• _WHAT IS EXPECTED_
Only the pictures are omitted; repeat all other data exactly.

• _RECORDED DATA_
----

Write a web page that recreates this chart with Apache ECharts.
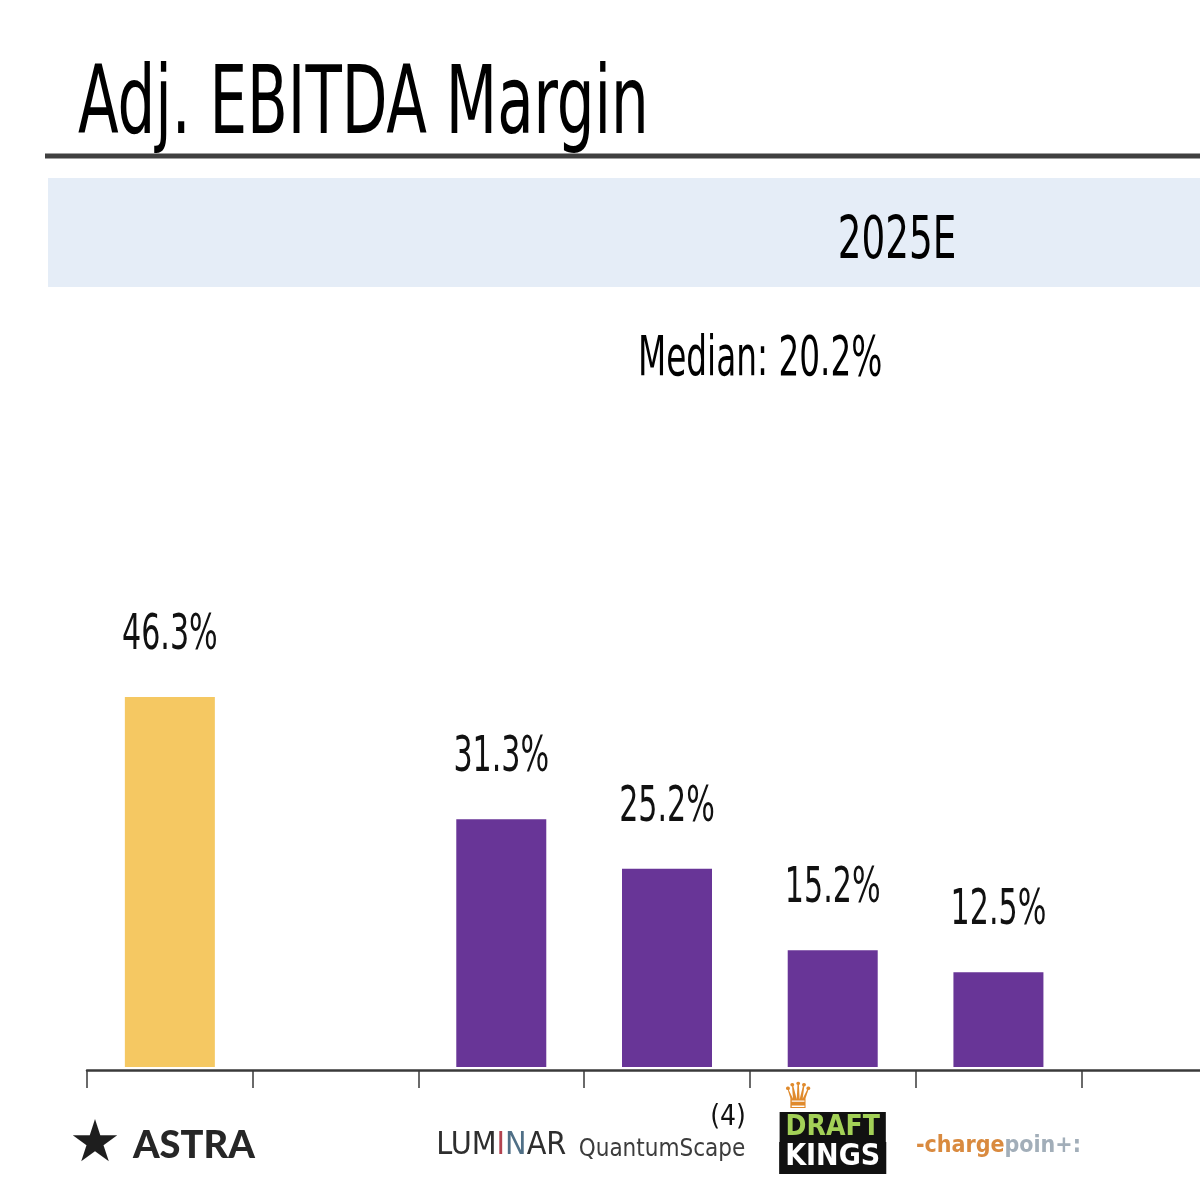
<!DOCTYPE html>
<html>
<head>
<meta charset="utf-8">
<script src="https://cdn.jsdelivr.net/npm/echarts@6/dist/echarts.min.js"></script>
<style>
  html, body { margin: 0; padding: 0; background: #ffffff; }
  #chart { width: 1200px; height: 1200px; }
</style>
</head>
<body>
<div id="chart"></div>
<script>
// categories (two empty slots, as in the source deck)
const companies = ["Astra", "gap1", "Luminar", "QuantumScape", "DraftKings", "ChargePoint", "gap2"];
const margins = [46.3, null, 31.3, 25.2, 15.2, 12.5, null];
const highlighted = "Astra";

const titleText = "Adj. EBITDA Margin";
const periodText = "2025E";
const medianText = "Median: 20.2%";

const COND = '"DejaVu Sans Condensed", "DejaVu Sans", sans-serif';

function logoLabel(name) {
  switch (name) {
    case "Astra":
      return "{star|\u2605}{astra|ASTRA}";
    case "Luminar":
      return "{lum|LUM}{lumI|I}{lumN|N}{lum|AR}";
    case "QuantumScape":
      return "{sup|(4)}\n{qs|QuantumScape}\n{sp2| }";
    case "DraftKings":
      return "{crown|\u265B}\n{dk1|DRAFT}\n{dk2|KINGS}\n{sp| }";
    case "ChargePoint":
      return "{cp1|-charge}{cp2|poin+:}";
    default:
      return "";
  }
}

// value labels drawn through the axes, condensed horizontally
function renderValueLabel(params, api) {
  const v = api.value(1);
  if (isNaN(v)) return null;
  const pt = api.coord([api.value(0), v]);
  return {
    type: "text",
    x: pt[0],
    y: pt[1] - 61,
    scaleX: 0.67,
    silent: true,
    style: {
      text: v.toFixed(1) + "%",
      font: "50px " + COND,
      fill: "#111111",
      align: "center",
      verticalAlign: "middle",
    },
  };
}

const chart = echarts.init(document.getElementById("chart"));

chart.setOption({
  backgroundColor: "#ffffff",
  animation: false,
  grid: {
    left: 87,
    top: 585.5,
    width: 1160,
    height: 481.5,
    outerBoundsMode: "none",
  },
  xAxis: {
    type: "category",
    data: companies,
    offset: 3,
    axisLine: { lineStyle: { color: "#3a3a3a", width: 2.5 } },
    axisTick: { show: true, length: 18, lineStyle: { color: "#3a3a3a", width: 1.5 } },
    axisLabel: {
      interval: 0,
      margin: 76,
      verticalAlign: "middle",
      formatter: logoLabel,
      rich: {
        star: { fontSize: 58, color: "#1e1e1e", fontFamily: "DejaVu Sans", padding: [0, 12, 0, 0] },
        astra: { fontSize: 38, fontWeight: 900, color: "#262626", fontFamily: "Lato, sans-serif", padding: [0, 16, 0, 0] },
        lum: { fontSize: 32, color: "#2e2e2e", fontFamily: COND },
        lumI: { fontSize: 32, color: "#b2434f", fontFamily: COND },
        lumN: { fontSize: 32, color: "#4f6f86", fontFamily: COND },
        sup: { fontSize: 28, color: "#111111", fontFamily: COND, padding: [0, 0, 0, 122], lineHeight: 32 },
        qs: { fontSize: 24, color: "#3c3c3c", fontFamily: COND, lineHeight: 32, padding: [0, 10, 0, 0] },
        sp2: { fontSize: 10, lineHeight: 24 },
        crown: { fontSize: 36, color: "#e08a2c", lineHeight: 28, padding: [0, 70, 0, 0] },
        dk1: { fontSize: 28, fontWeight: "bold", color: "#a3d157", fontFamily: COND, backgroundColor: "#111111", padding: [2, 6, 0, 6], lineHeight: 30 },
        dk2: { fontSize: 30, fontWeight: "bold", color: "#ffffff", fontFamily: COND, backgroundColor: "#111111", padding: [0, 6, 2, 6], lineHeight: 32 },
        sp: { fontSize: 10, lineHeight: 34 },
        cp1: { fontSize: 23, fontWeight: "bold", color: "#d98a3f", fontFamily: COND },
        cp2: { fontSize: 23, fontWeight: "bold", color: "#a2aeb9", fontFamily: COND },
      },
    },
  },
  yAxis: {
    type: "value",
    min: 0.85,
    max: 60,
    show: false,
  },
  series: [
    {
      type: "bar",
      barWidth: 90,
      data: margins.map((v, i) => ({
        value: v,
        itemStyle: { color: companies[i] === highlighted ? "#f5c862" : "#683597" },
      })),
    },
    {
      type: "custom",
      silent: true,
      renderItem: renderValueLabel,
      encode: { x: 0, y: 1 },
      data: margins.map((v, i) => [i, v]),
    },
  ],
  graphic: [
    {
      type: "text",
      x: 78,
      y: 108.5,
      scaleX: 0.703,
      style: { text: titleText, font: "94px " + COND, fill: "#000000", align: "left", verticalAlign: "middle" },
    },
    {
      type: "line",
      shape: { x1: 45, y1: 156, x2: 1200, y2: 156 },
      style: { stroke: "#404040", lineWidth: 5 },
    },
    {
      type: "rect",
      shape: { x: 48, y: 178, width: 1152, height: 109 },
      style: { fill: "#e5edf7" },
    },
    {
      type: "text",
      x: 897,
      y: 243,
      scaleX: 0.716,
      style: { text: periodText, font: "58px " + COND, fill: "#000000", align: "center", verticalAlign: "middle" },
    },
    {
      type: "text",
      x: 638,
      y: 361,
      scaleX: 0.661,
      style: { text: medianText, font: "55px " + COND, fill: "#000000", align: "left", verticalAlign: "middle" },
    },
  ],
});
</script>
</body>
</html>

----

• _ANSWER TO THIS PROBLEM_
Write a web page that recreates this chart with Apache ECharts.
<!DOCTYPE html>
<html>
<head>
<meta charset="utf-8">
<script src="https://cdn.jsdelivr.net/npm/echarts@6/dist/echarts.min.js"></script>
<style>
  html, body { margin: 0; padding: 0; background: #ffffff; }
  #chart { width: 1200px; height: 1200px; }
</style>
</head>
<body>
<div id="chart"></div>
<script>
// categories (two empty slots, as in the source deck)
const companies = ["Astra", "gap1", "Luminar", "QuantumScape", "DraftKings", "ChargePoint", "gap2"];
const margins = [46.3, null, 31.3, 25.2, 15.2, 12.5, null];
const highlighted = "Astra";

const titleText = "Adj. EBITDA Margin";
const periodText = "2025E";
const medianText = "Median: 20.2%";

const COND = '"DejaVu Sans Condensed", "DejaVu Sans", sans-serif';

function logoLabel(name) {
  switch (name) {
    case "Astra":
      return "{star|\u2605}{astra|ASTRA}";
    case "Luminar":
      return "{lum|LUM}{lumI|I}{lumN|N}{lum|AR}";
    case "QuantumScape":
      return "{sup|(4)}\n{qs|QuantumScape}\n{sp2| }";
    case "DraftKings":
      return "{crown|\u265B}\n{dk1|DRAFT}\n{dk2|KINGS}\n{sp| }";
    case "ChargePoint":
      return "{cp1|-charge}{cp2|poin+:}";
    default:
      return "";
  }
}

// value labels drawn through the axes, condensed horizontally
function renderValueLabel(params, api) {
  const v = api.value(1);
  if (isNaN(v)) return null;
  const pt = api.coord([api.value(0), v]);
  return {
    type: "text",
    x: pt[0],
    y: pt[1] - 61,
    scaleX: 0.67,
    silent: true,
    style: {
      text: v.toFixed(1) + "%",
      font: "50px " + COND,
      fill: "#111111",
      align: "center",
      verticalAlign: "middle",
    },
  };
}

const chart = echarts.init(document.getElementById("chart"));

chart.setOption({
  backgroundColor: "#ffffff",
  animation: false,
  grid: {
    left: 87,
    top: 585.5,
    width: 1160,
    height: 481.5,
    outerBoundsMode: "none",
  },
  xAxis: {
    type: "category",
    data: companies,
    offset: 3,
    axisLine: { lineStyle: { color: "#3a3a3a", width: 2.5 } },
    axisTick: { show: true, length: 18, lineStyle: { color: "#3a3a3a", width: 1.5 } },
    axisLabel: {
      interval: 0,
      margin: 76,
      verticalAlign: "middle",
      formatter: logoLabel,
      rich: {
        star: { fontSize: 58, color: "#1e1e1e", fontFamily: "DejaVu Sans", padding: [0, 12, 0, 0] },
        astra: { fontSize: 38, fontWeight: 900, color: "#262626", fontFamily: "Lato, sans-serif", padding: [0, 16, 0, 0] },
        lum: { fontSize: 32, color: "#2e2e2e", fontFamily: COND },
        lumI: { fontSize: 32, color: "#b2434f", fontFamily: COND },
        lumN: { fontSize: 32, color: "#4f6f86", fontFamily: COND },
        sup: { fontSize: 28, color: "#111111", fontFamily: COND, padding: [0, 0, 0, 122], lineHeight: 32 },
        qs: { fontSize: 24, color: "#3c3c3c", fontFamily: COND, lineHeight: 32, padding: [0, 10, 0, 0] },
        sp2: { fontSize: 10, lineHeight: 24 },
        crown: { fontSize: 36, color: "#e08a2c", lineHeight: 28, padding: [0, 70, 0, 0] },
        dk1: { fontSize: 28, fontWeight: "bold", color: "#a3d157", fontFamily: COND, backgroundColor: "#111111", padding: [2, 6, 0, 6], lineHeight: 30 },
        dk2: { fontSize: 30, fontWeight: "bold", color: "#ffffff", fontFamily: COND, backgroundColor: "#111111", padding: [0, 6, 2, 6], lineHeight: 32 },
        sp: { fontSize: 10, lineHeight: 34 },
        cp1: { fontSize: 23, fontWeight: "bold", color: "#d98a3f", fontFamily: COND },
        cp2: { fontSize: 23, fontWeight: "bold", color: "#a2aeb9", fontFamily: COND },
      },
    },
  },
  yAxis: {
    type: "value",
    min: 0.85,
    max: 60,
    show: false,
  },
  series: [
    {
      type: "bar",
      barWidth: 90,
      data: margins.map((v, i) => ({
        value: v,
        itemStyle: { color: companies[i] === highlighted ? "#f5c862" : "#683597" },
      })),
    },
    {
      type: "custom",
      silent: true,
      renderItem: renderValueLabel,
      encode: { x: 0, y: 1 },
      data: margins.map((v, i) => [i, v]),
    },
  ],
  graphic: [
    {
      type: "text",
      x: 78,
      y: 108.5,
      scaleX: 0.703,
      style: { text: titleText, font: "94px " + COND, fill: "#000000", align: "left", verticalAlign: "middle" },
    },
    {
      type: "line",
      shape: { x1: 45, y1: 156, x2: 1200, y2: 156 },
      style: { stroke: "#404040", lineWidth: 5 },
    },
    {
      type: "rect",
      shape: { x: 48, y: 178, width: 1152, height: 109 },
      style: { fill: "#e5edf7" },
    },
    {
      type: "text",
      x: 897,
      y: 243,
      scaleX: 0.716,
      style: { text: periodText, font: "58px " + COND, fill: "#000000", align: "center", verticalAlign: "middle" },
    },
    {
      type: "text",
      x: 638,
      y: 361,
      scaleX: 0.661,
      style: { text: medianText, font: "55px " + COND, fill: "#000000", align: "left", verticalAlign: "middle" },
    },
  ],
});
</script>
</body>
</html>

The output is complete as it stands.